Tadaaki Kuwayama (1932–2023)

Japanese Minimalist Tadaaki Kuwayama, known for his metallic monochrome works that at once evoke the racket of industry and the enduring calm of eternity, has died. Kuwayama was ninety-one years old. News of his death was announced by Allison Bradley Projects, which represents the artist. Like many Japanese of his generation, Kuwayama moved to the United States in the late 1950s. Arriving in the twilight of Abstract Expressionism and at the dawn of Pop and Minimalism, and amid a cohort of amid friends and contemporaries including Dan Flavin, Sam Francis, Donald Judd, Kenzо̄ Okada, and Frank Stella, he quickly carved out a reputation for himself with a body of work that, as Ronny Cohen wrote in a 1989 issue of Artforum, “calls attention to matters of construction, to the repetition of actions, resulting in forms laden with mystery.”

Tadaaki Kuwayama was born in the industrial city of Nagoya, Japan, in 1932. Following his graduation from the Tokyo National University of Art, where he studied nihonga, or traditional Japanese painting, Kuwayama in 1958 moved to New York with his wife, artist Rakuko Naito. He initially enrolled in the Art Students League, but, he told the New York Art Beat’s Kosuke Fujitaka in 2012, “that wasn’t a very interesting place to be; it was where amateurs and bourgeois wives went, and the teachers were all conservative. So I hardly went to school at all. I would just sign in and go home.” Kuwayama instead became heavily involved in the city’s art scene and began a series of explorations that led to the discovery of his own unique style. This is most famously embodied by the monochrome canvas, divided into segments by narrow, sometimes crisscrossing metallic strips. In his Untitled: Red and Blue of 1961, which he showed that year at Richard Bellamy’s Green Gallery in New York, he wrapped a rectangular canvas with a type of paper typically used in nihonga, which he was trying desperately to move away from. Bisecting the work’s red top half and blue bottom half is a thin band of metallic silver leaf. “I’d never used oil paint before, so I didn’t know what techniques were involved,” he explained to Fujitaka. “And yet I couldn’t bear the type of painting I already knew.”

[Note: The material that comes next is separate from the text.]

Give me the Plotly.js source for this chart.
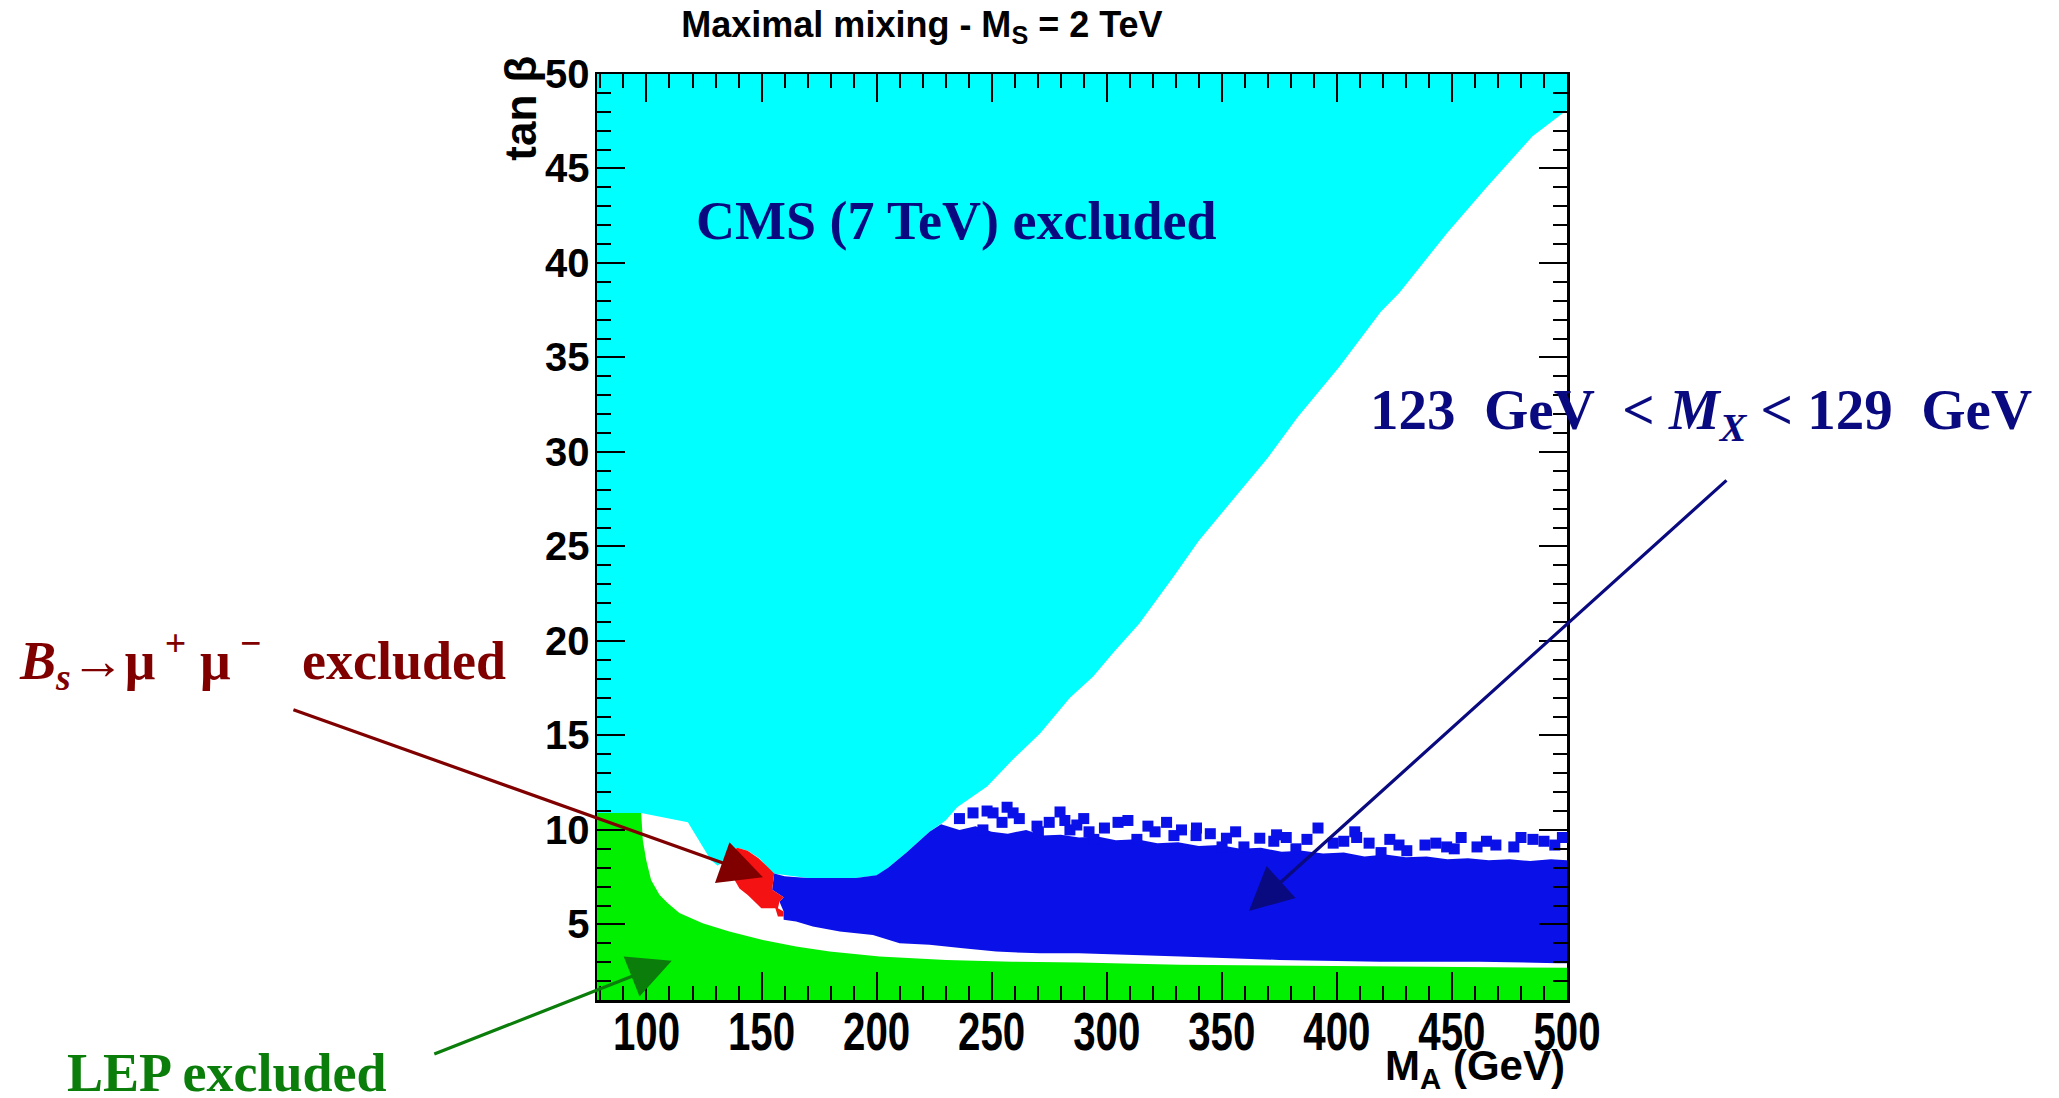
<!DOCTYPE html>
<html>
<head>
<meta charset="utf-8">
<script src="https://cdn.plot.ly/plotly-3.0.1.min.js"></script>
<style>
  html, body { margin: 0; padding: 0; background: #ffffff; }
  #plot { width: 2059px; height: 1098px; }
</style>
</head>
<body>
<div id="plot"></div>
<script>
// ---- Regions in the (M_A [GeV], tan beta) plane, maximal mixing, M_S = 2 TeV ----

// CMS (7 TeV) excluded region (boundary traced from top-left)
const cmsMA   = [78.5, 500, 500, 485, 465, 448, 427, 419, 401, 383, 370, 355, 340, 329, 314, 303, 294, 284, 271, 259, 248, 235, 230, 223, 213, 205, 201, 191, 170, 155, 149, 144, 139.5, 137, 131, 128, 118, 97.7, 78.5];
const cmsTanB = [50, 50, 48.1, 46.7, 44.0, 41.6, 38.4, 37.4, 34.5, 31.85, 29.7, 27.5, 25.3, 23.4, 20.9, 19.4, 18.1, 17.0, 15.1, 13.7, 12.3, 11.2, 10.5, 9.9, 8.8, 8.0, 7.6, 7.45, 7.45, 7.7, 8.5, 8.9, 9.05, 8.85, 8.1, 8.4, 10.4, 10.9, 10.7];

// LEP excluded region
const lepMA   = [78.5, 78.5, 97.7, 98.4, 99.9, 102, 105.7, 109.3, 114.3, 124.4, 136, 150.6, 165, 179.6, 201.3, 230.3, 259, 288, 331.7, 418.7, 500, 500];
const lepTanB = [1, 10.9, 10.9, 9.47, 8.4, 7.35, 6.56, 6.12, 5.6, 5.06, 4.62, 4.18, 3.83, 3.56, 3.3, 3.12, 3.03, 2.98, 2.86, 2.77, 2.7, 1];

// Dense part of the band with 123 GeV < M_X < 129 GeV (upper edge, then lower edge back)
const mxMA   = [155.5, 160, 170, 191, 200, 205, 213, 223, 228, 236, 243, 250, 257, 265, 272, 280, 288, 296, 304, 313, 322, 331, 340, 349, 358, 367, 376, 385, 394, 403, 412, 421, 430, 439, 448, 457, 466, 475, 484, 493, 500,
                500, 496, 462, 419, 375, 332, 288, 271, 252, 237.5, 223, 210, 198.4, 184, 172.3, 165, 159.6, 159.6, 157.8, 159.6, 154.6];
const mxTanB = [7.7, 7.55, 7.45, 7.45, 7.6, 8.0, 8.8, 9.9, 10.3, 10.0, 10.2, 9.9, 9.8, 10.0, 9.7, 9.75, 9.6, 9.65, 9.45, 9.5, 9.3, 9.35, 9.15, 9.2, 9.0, 9.05, 8.85, 8.9, 8.75, 8.8, 8.6, 8.7, 8.55, 8.6, 8.45, 8.5, 8.4, 8.45, 8.35, 8.45, 8.4,
                2.95, 2.95, 3.03, 3.03, 3.12, 3.3, 3.47, 3.47, 3.56, 3.74, 3.92, 4.0, 4.44, 4.62, 4.89, 5.15, 5.24, 5.68, 6.2, 6.44, 6.83];

// Isolated scan points of the band above its dense part
const dotMA   = [236, 241.9, 246.2, 248, 250.6, 254.5, 256.7, 259.3, 262, 269.7, 270.3, 275, 279.7, 281.8, 284, 287, 290, 292.3, 294.4, 299, 304.9, 309.2, 313.1, 317.9, 321, 326, 329.2, 332.5, 338.8, 339,
                 345, 350.1, 352, 356, 359.6, 366.5, 372.6, 373.8, 378, 382.2, 387, 391.8, 398.4, 403, 407.8, 408.6, 414, 419.2, 423, 427, 430.4, 438.3, 443, 447.7, 451, 454, 460.9, 465, 469.1, 476.9, 480, 485.2, 490, 494.7, 498];
const dotTanB = [10.6, 10.9, 10.0, 11.0, 10.9, 10.4, 11.2, 10.9, 10.6, 10.2, 9.9, 10.4, 10.95, 10.5, 10.0, 10.26, 10.6, 9.9, 9.5, 10.1, 10.4, 10.5, 9.5, 10.2, 9.9, 10.4, 9.7, 10.0, 9.7, 10.1,
                 9.8, 9.1, 9.56, 9.9, 9.1, 9.56, 9.4, 9.74, 9.6, 9.0, 9.5, 10.1, 9.3, 9.4, 9.9, 9.6, 9.3, 8.8, 9.5, 9.2, 8.9, 9.2, 9.3, 9.1, 9.0, 9.6, 9.1, 9.4, 9.2, 9.1, 9.6, 9.5, 9.4, 9.2, 9.6];

// B_s -> mu+ mu- excluded region
const bsMA   = [137, 139.5, 143.9, 148.7, 153, 155.5, 155, 154.6, 159.6, 157.8, 157.1, 159.6, 159.6, 157.1, 156, 149.9, 147.7, 144, 140.4, 138.3, 137.8, 137.8];
const bsTanB = [8.85, 9.05, 8.9, 8.5, 8.0, 7.7, 7.2, 6.83, 6.44, 6.2, 5.85, 5.68, 5.42, 5.42, 5.85, 5.85, 6.12, 6.56, 6.9, 7.35, 8.06, 8.68];

// Axis ranges
const xRange = [78.5, 500];
const yRange = [1, 50];

const SANS  = '"Liberation Sans", Arial, Helvetica, sans-serif';
const SERIF = '"Liberation Serif", "Times New Roman", Times, serif';

const CYAN    = '#00ffff';
const GREEN   = '#00f000';
const BLUE    = '#0a10e8';
const RED     = '#f51212';
const NAVY    = '#0a0a80';
const MAROON  = '#800000';
const DKGREEN = '#0a7d0a';

function region(x, y, color) {
  return {
    type: 'scatter', mode: 'lines', x: x, y: y,
    fill: 'toself', fillcolor: color,
    line: { width: 0, color: color },
    hoverinfo: 'skip', showlegend: false
  };
}

const traces = [
  region(cmsMA, cmsTanB, CYAN),
  region(lepMA, lepTanB, GREEN),
  region(mxMA, mxTanB, BLUE),
  {
    type: 'scatter', mode: 'markers', x: dotMA, y: dotTanB,
    marker: { symbol: 'square', size: 11, color: BLUE, line: { width: 0 } },
    hoverinfo: 'skip', showlegend: false
  },
  region(bsMA, bsTanB, RED)
];

const axisCommon = {
  showgrid: false, zeroline: false,
  showline: true, linecolor: '#000', linewidth: 2.5, mirror: 'ticks',
  ticks: 'inside', tickcolor: '#000', tickwidth: 2, ticklen: 28,
  layer: 'above traces'
};

const layout = {
  width: 2059, height: 1098,
  paper_bgcolor: '#ffffff', plot_bgcolor: '#ffffff',
  margin: { l: 597, r: 492, t: 74, b: 98, pad: 0 },
  showlegend: false,
  title: {
    text: 'Maximal mixing - M<sub>S</sub> = 2 TeV',
    font: { family: SANS, size: 36, weight: 700, color: '#000' },
    xref: 'paper', x: 0.335, xanchor: 'center',
    yref: 'container', y: 1 - 24 / 1098, yanchor: 'middle'
  },
  xaxis: Object.assign({}, axisCommon, {
    range: xRange, tick0: 0, dtick: 50,
    minor: { dtick: 10, tick0: 0, ticklen: 14, tickwidth: 2, tickcolor: '#000', ticks: 'inside' },
    tickfont: { family: SANS, size: 53, weight: 700, color: '#000' },
    ticklabelstandoff: -16
  }),
  yaxis: Object.assign({}, axisCommon, {
    range: yRange, tick0: 0, dtick: 5,
    minor: { dtick: 1, tick0: 0, ticklen: 14, tickwidth: 2, tickcolor: '#000', ticks: 'inside' },
    tickfont: { family: SANS, size: 40, weight: 700, color: '#000' },
    ticklabelstandoff: -3
  }),
  annotations: [
    // axis titles
    { text: 'M<sub>A</sub> (GeV)', xref: 'paper', yref: 'paper', x: 1.0, y: -0.074,
      xanchor: 'right', yanchor: 'middle', showarrow: false,
      font: { family: SANS, size: 42, weight: 700, color: '#000' } },
    { text: 'tan \u03b2', xref: 'paper', yref: 'paper', x: -0.079, y: 0.963,
      xanchor: 'center', yanchor: 'middle', textangle: -90, showarrow: false,
      font: { family: SANS, size: 44, weight: 700, color: '#000' } },

    // region labels
    { text: '<b>CMS (7 TeV) excluded</b>', xref: 'paper', yref: 'paper', x: 0.100, y: 0.841,
      xanchor: 'left', yanchor: 'middle', showarrow: false,
      font: { family: SERIF, size: 54, color: NAVY } },
    { text: '<b>123  GeV  &lt; <i>M</i><sub><i>X</i></sub> &lt; 129  GeV</b>', xref: 'paper', yref: 'paper', x: 0.795, y: 0.633,
      xanchor: 'left', yanchor: 'middle', showarrow: false,
      font: { family: SERIF, size: 57, color: NAVY } },
    { text: '<b><i>B</i><sub><i>s</i></sub>\u2192\u03bc<sup> +</sup> \u03bc<sup> \u2212</sup>   excluded</b>', xref: 'paper', yref: 'paper', x: -0.598, y: 0.367,
      xanchor: 'left', yanchor: 'middle', showarrow: false,
      font: { family: SERIF, size: 54, color: MAROON } },
    { text: '<b>LEP excluded</b>', xref: 'paper', yref: 'paper', x: -0.548, y: -0.079,
      xanchor: 'left', yanchor: 'middle', showarrow: false,
      font: { family: SERIF, size: 54, color: DKGREEN } },

    // arrows pointing into the regions
    { text: '', xref: 'x', yref: 'y', x: 150.6, y: 7.5, ax: -471, ay: -168,
      showarrow: true, arrowhead: 2, arrowwidth: 3.2, arrowsize: 2.7, arrowcolor: MAROON },
    { text: '', xref: 'x', yref: 'y', x: 111.0, y: 3.08, ax: -239, ay: 94,
      showarrow: true, arrowhead: 2, arrowwidth: 3.2, arrowsize: 2.7, arrowcolor: DKGREEN },
    { text: '', xref: 'x', yref: 'y', x: 361.8, y: 5.71, ax: 479, ay: -432,
      showarrow: true, arrowhead: 2, arrowwidth: 3.2, arrowsize: 2.7, arrowcolor: NAVY }
  ]
};

// Narrow the M_A tick labels horizontally around their own centres
function condenseX(nodes, s) {
  nodes.forEach(function (t) {
    const bb = t.getBBox();
    const cx = bb.x + bb.width / 2;
    const prev = t.getAttribute('transform') || '';
    t.setAttribute('transform', prev + ' translate(' + cx + ',0) scale(' + s + ',1) translate(' + (-cx) + ',0)');
  });
}

Plotly.newPlot('plot', traces, layout, { displayModeBar: false, staticPlot: true }).then(function (gd) {
  condenseX(gd.querySelectorAll('.xtick text'), 0.76);
});
</script>
</body>
</html>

The following year, Kuwayama began investigating three-dimensionality, constructing his first freestanding floor-bound work from a four-by-eight-foot panel encrusted with Japanese paper and painted black. By 1965, he had largely abandoned paper and moved on to spray paint, which allowed him to create flat surfaces free of brushstrokes and with no evidence of their making. By this point, the majority of his works were square, and the silver leaf had been replaced by bands of aluminum or chrome, which might divide a work into quadrants, or into rectangular or triangular halves. In their frequently vibrant hues and glossy, varnished surfaces, the works referred to the materials common in the auto-manufacturing and aerospace industries, which dominated his hometown. At the same time, their unvariegated colors, measured segments, and repetitive forms evoked a sense of tranquility. “Kuwayama .  . . manages to wring from [his] limited means a surprisingly personal statement,” wrote Barbara Rose in a 1967 issue of Artforum.

Kuwayama over the ensuing decades expanded his practice to include substrates such as Bakelite, Mylar, and titanium, which though they lent a hardness and a shine to his work, did not diminish its inchoate warmth. The artist continued to focus on pure hue and form, to the exclusion of all other concerns, including that regarding any perceived hierarchy of color, which might inform the order of a given set of works’ presentation. “I think colors should be treated as equivalent to each other,” he explained. “The point is that they just exist.”

Kuwayama’s work is held in the collections of major international institutions including the Indianapolis Musuem of Art; the Albright-Knox Art Gallery, Buffalo; the Museum of Modern Art and the Solmon R. Guggenheim Museum, both in New York; Stiftung für Konstructive und Konkrete Kunst, Zurich; Nationalgalerie, Berlin; Staatsgalerie, Stuttgart; the Hiroshima City Museum of Art ; the National Museum of Art, Osaka; the 21st Century Museum of Contemporary Art, Kanazawa; the Nagoya City Art Museum; the Hara Museum of Contemporary Art, the Museum of Contemporary Art, and the National Museum of Modern Art, all in Tokyo; and the Kawamura Memorial Museum of Art, Chiba.

The sense of stillness and timelessness in his oeuvre sprang from his belief that his work should represent a sense of existence. “People don’t just live for the present; they live in the knowledge that there is a future ahead,” he told Fujitaka. “I think art should be the same.”